§ Given problem: Write the data below out exactly as it stands. Do not include the pictures.
* * * * * * *
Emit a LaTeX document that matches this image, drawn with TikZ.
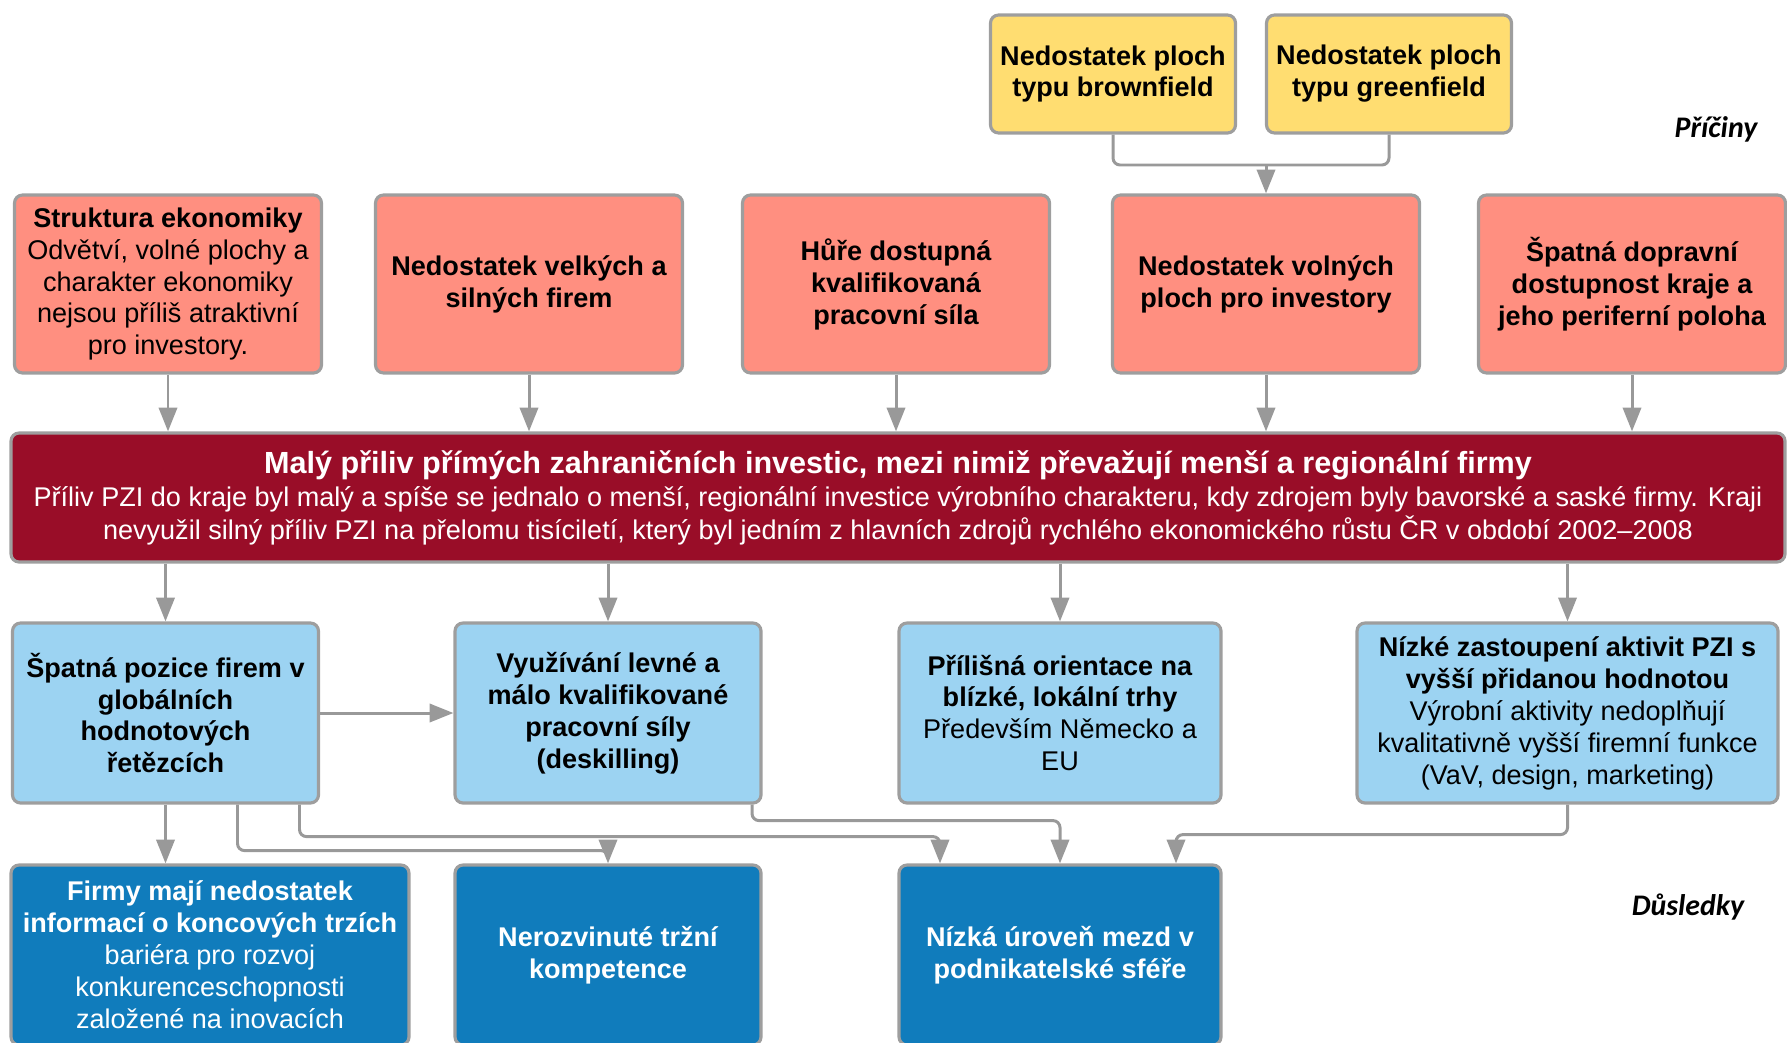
\documentclass[tikz,border=0pt]{standalone}
\usepackage{fontspec}
\setmainfont{Liberation Sans}
\newfontfamily\labelfont{Carlito}
\usepackage{tikz}
\usetikzlibrary{arrows.meta}

\definecolor{causeyellow}{HTML}{FFDD71}
\definecolor{causered}{HTML}{FF8F80}
\definecolor{barred}{HTML}{990D28}
\definecolor{effectblue}{HTML}{9CD3F2}
\definecolor{impactblue}{HTML}{107CBC}
\definecolor{boxgray}{HTML}{9E9E9E}
\definecolor{linkgray}{HTML}{999999}

\tikzset{
  box/.style={draw=boxgray, line width=0.9pt, rounded corners=2.3pt, align=center, inner sep=0pt,
    font=\fontsize{7.7}{9.1}\selectfont},
  subcause/.style={box, fill=causeyellow, font=\fontsize{7.7}{9.1}\selectfont\bfseries,
    minimum width=2.45cm, minimum height=1.18cm},
  cause/.style={box, fill=causered, minimum width=3.07cm, minimum height=1.78cm},
  effect/.style={box, fill=effectblue, minimum width=3.06cm, minimum height=1.80cm},
  impact/.style={box, fill=impactblue, text=white, minimum width=3.06cm, minimum height=1.80cm},
  sidelabel/.style={font=\labelfont\fontsize{8.5}{10}\selectfont\bfseries\itshape},
  link/.style={draw=linkgray, line width=0.85pt, rounded corners=2pt},
  arrow/.style={link, -{Triangle[length=6.8pt,width=5.2pt]}},
}

\begin{document}
\begin{tikzpicture}
        \useasboundingbox (0,0) rectangle (17.87,-10.42);

        % Nodes
        \node[subcause] (brown) at (11.13,-0.74) {Nedostatek ploch\\typu brownfield};
        \node[subcause] (green) at (13.89,-0.74) {Nedostatek ploch\\typu greenfield};
        \node[sidelabel] (priciny) at (17.16,-1.29) {Příčiny};

        \node[cause] (struktura) at (1.68,-2.84) {\textbf{Struktura ekonomiky}\\Odvětví, volné plochy a\\charakter ekonomiky\\nejsou příliš atraktivní\\pro investory.};
        \node[cause, font=\fontsize{7.7}{9.1}\selectfont\bfseries] (firmy) at (5.29,-2.84) {Nedostatek velkých a\\silných firem};
        \node[cause, font=\fontsize{7.7}{9.1}\selectfont\bfseries] (prace) at (8.96,-2.84) {Hůře dostupná\\kvalifikovaná\\pracovní síla};
        \node[cause, font=\fontsize{7.7}{9.1}\selectfont\bfseries] (plochy) at (12.66,-2.84) {Nedostatek volných\\ploch pro investory};
        \node[cause, font=\fontsize{7.7}{9.1}\selectfont\bfseries] (doprava) at (16.32,-2.84) {Špatná dopravní\\dostupnost kraje a\\jeho periferní poloha};

        \node[box, fill=barred, text=white, minimum width=17.74cm, minimum height=1.29cm,
          font=\fontsize{7.7}{9.4}\selectfont] (pzi) at (8.98,-4.975)
          {{\fontsize{8.7}{9.6}\selectfont\bfseries Malý přiliv přímých zahraničních investic, mezi nimiž převažují menší a regionální firmy}\\
           Příliv PZI do kraje byl malý a spíše se jednalo o menší, regionální investice výrobního charakteru, kdy zdrojem byly bavorské a saské firmy. Kraji\\
           nevyužil silný příliv PZI na přelomu tisíciletí, který byl jedním z hlavních zdrojů rychlého ekonomického růstu ČR v období 2002–2008};

        \node[effect, font=\fontsize{7.7}{9.1}\selectfont\bfseries] (pozice) at (1.655,-7.13) {Špatná pozice firem v\\globálních\\hodnotových\\řetězcích};
        \node[effect, font=\fontsize{7.7}{9.1}\selectfont\bfseries] (levna) at (6.08,-7.13) {Využívání levné a\\málo kvalifikované\\pracovní síly\\(deskilling)};
        \node[effect, minimum width=3.22cm] (trhy) at (10.60,-7.13) {\textbf{Přílišná orientace na}\\\textbf{blízké, lokální trhy}\\Především Německo a\\EU};
        \node[effect, minimum width=4.21cm] (zastoupeni) at (15.675,-7.13) {\textbf{Nízké zastoupení aktivit PZI s}\\\textbf{vyšší přidanou hodnotou}\\Výrobní aktivity nedoplňují\\kvalitativně vyšší firemní funkce\\(VaV, design, marketing)};

        \node[impact, minimum width=3.98cm] (informace) at (2.10,-9.55) {\textbf{Firmy mají nedostatek}\\\textbf{informací o koncových trzích}\\bariéra pro rozvoj\\konkurenceschopnosti\\založené na inovacích};
        \node[impact, font=\fontsize{7.7}{9.1}\selectfont\bfseries] (kompetence) at (6.08,-9.55) {Nerozvinuté tržní\\kompetence};
        \node[impact, minimum width=3.22cm, font=\fontsize{7.7}{9.1}\selectfont\bfseries] (mzdy) at (10.60,-9.55) {Nízká úroveň mezd v\\podnikatelské sféře};
        \node[sidelabel] (dusledky) at (16.88,-9.07) {Důsledky};

        \coordinate (join) at (12.66,-1.65);

        % Lines
        \draw[link] (brown.south) |- (join) -| (green.south);
        \draw[arrow] (join) -- (plochy.north);
        \foreach \n in {struktura, firmy, prace, plochy, doprava}
          \draw[arrow] (\n.south) -- (\n.south |- pzi.north);
        \foreach \n in {pozice, levna, trhy, zastoupeni}
          \draw[arrow] (pzi.south -| \n.north) -- (\n.north);
        \draw[arrow] (pozice.east) -- (levna.west);
        \draw[arrow] (pozice.south) -- (pozice.south |- informace.north);
        \draw[arrow] ([xshift=7.2mm]pozice.south) -- ++(0,-0.46) -| (kompetence.north);
        \draw[arrow] ([xshift=13.4mm]pozice.south) -- ++(0,-0.32) -| ([xshift=-12mm]mzdy.north);
        \draw[arrow] ([xshift=14.4mm]levna.south) -- ++(0,-0.16) -| (mzdy.north);
        \draw[arrow] (zastoupeni.south) -- ++(0,-0.30) -| ([xshift=11.6mm]mzdy.north);
    \end{tikzpicture}
\end{document}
* * * * * * *
§ Solution:
Emit a LaTeX document that matches this image, drawn with TikZ.
\documentclass[tikz,border=0pt]{standalone}
\usepackage{fontspec}
\setmainfont{Liberation Sans}
\newfontfamily\labelfont{Carlito}
\usepackage{tikz}
\usetikzlibrary{arrows.meta}

\definecolor{causeyellow}{HTML}{FFDD71}
\definecolor{causered}{HTML}{FF8F80}
\definecolor{barred}{HTML}{990D28}
\definecolor{effectblue}{HTML}{9CD3F2}
\definecolor{impactblue}{HTML}{107CBC}
\definecolor{boxgray}{HTML}{9E9E9E}
\definecolor{linkgray}{HTML}{999999}

\tikzset{
  box/.style={draw=boxgray, line width=0.9pt, rounded corners=2.3pt, align=center, inner sep=0pt,
    font=\fontsize{7.7}{9.1}\selectfont},
  subcause/.style={box, fill=causeyellow, font=\fontsize{7.7}{9.1}\selectfont\bfseries,
    minimum width=2.45cm, minimum height=1.18cm},
  cause/.style={box, fill=causered, minimum width=3.07cm, minimum height=1.78cm},
  effect/.style={box, fill=effectblue, minimum width=3.06cm, minimum height=1.80cm},
  impact/.style={box, fill=impactblue, text=white, minimum width=3.06cm, minimum height=1.80cm},
  sidelabel/.style={font=\labelfont\fontsize{8.5}{10}\selectfont\bfseries\itshape},
  link/.style={draw=linkgray, line width=0.85pt, rounded corners=2pt},
  arrow/.style={link, -{Triangle[length=6.8pt,width=5.2pt]}},
}

\begin{document}
\begin{tikzpicture}
        \useasboundingbox (0,0) rectangle (17.87,-10.42);

        % Nodes
        \node[subcause] (brown) at (11.13,-0.74) {Nedostatek ploch\\typu brownfield};
        \node[subcause] (green) at (13.89,-0.74) {Nedostatek ploch\\typu greenfield};
        \node[sidelabel] (priciny) at (17.16,-1.29) {Příčiny};

        \node[cause] (struktura) at (1.68,-2.84) {\textbf{Struktura ekonomiky}\\Odvětví, volné plochy a\\charakter ekonomiky\\nejsou příliš atraktivní\\pro investory.};
        \node[cause, font=\fontsize{7.7}{9.1}\selectfont\bfseries] (firmy) at (5.29,-2.84) {Nedostatek velkých a\\silných firem};
        \node[cause, font=\fontsize{7.7}{9.1}\selectfont\bfseries] (prace) at (8.96,-2.84) {Hůře dostupná\\kvalifikovaná\\pracovní síla};
        \node[cause, font=\fontsize{7.7}{9.1}\selectfont\bfseries] (plochy) at (12.66,-2.84) {Nedostatek volných\\ploch pro investory};
        \node[cause, font=\fontsize{7.7}{9.1}\selectfont\bfseries] (doprava) at (16.32,-2.84) {Špatná dopravní\\dostupnost kraje a\\jeho periferní poloha};

        \node[box, fill=barred, text=white, minimum width=17.74cm, minimum height=1.29cm,
          font=\fontsize{7.7}{9.4}\selectfont] (pzi) at (8.98,-4.975)
          {{\fontsize{8.7}{9.6}\selectfont\bfseries Malý přiliv přímých zahraničních investic, mezi nimiž převažují menší a regionální firmy}\\
           Příliv PZI do kraje byl malý a spíše se jednalo o menší, regionální investice výrobního charakteru, kdy zdrojem byly bavorské a saské firmy. Kraji\\
           nevyužil silný příliv PZI na přelomu tisíciletí, který byl jedním z hlavních zdrojů rychlého ekonomického růstu ČR v období 2002–2008};

        \node[effect, font=\fontsize{7.7}{9.1}\selectfont\bfseries] (pozice) at (1.655,-7.13) {Špatná pozice firem v\\globálních\\hodnotových\\řetězcích};
        \node[effect, font=\fontsize{7.7}{9.1}\selectfont\bfseries] (levna) at (6.08,-7.13) {Využívání levné a\\málo kvalifikované\\pracovní síly\\(deskilling)};
        \node[effect, minimum width=3.22cm] (trhy) at (10.60,-7.13) {\textbf{Přílišná orientace na}\\\textbf{blízké, lokální trhy}\\Především Německo a\\EU};
        \node[effect, minimum width=4.21cm] (zastoupeni) at (15.675,-7.13) {\textbf{Nízké zastoupení aktivit PZI s}\\\textbf{vyšší přidanou hodnotou}\\Výrobní aktivity nedoplňují\\kvalitativně vyšší firemní funkce\\(VaV, design, marketing)};

        \node[impact, minimum width=3.98cm] (informace) at (2.10,-9.55) {\textbf{Firmy mají nedostatek}\\\textbf{informací o koncových trzích}\\bariéra pro rozvoj\\konkurenceschopnosti\\založené na inovacích};
        \node[impact, font=\fontsize{7.7}{9.1}\selectfont\bfseries] (kompetence) at (6.08,-9.55) {Nerozvinuté tržní\\kompetence};
        \node[impact, minimum width=3.22cm, font=\fontsize{7.7}{9.1}\selectfont\bfseries] (mzdy) at (10.60,-9.55) {Nízká úroveň mezd v\\podnikatelské sféře};
        \node[sidelabel] (dusledky) at (16.88,-9.07) {Důsledky};

        \coordinate (join) at (12.66,-1.65);

        % Lines
        \draw[link] (brown.south) |- (join) -| (green.south);
        \draw[arrow] (join) -- (plochy.north);
        \foreach \n in {struktura, firmy, prace, plochy, doprava}
          \draw[arrow] (\n.south) -- (\n.south |- pzi.north);
        \foreach \n in {pozice, levna, trhy, zastoupeni}
          \draw[arrow] (pzi.south -| \n.north) -- (\n.north);
        \draw[arrow] (pozice.east) -- (levna.west);
        \draw[arrow] (pozice.south) -- (pozice.south |- informace.north);
        \draw[arrow] ([xshift=7.2mm]pozice.south) -- ++(0,-0.46) -| (kompetence.north);
        \draw[arrow] ([xshift=13.4mm]pozice.south) -- ++(0,-0.32) -| ([xshift=-12mm]mzdy.north);
        \draw[arrow] ([xshift=14.4mm]levna.south) -- ++(0,-0.16) -| (mzdy.north);
        \draw[arrow] (zastoupeni.south) -- ++(0,-0.30) -| ([xshift=11.6mm]mzdy.north);
    \end{tikzpicture}
\end{document}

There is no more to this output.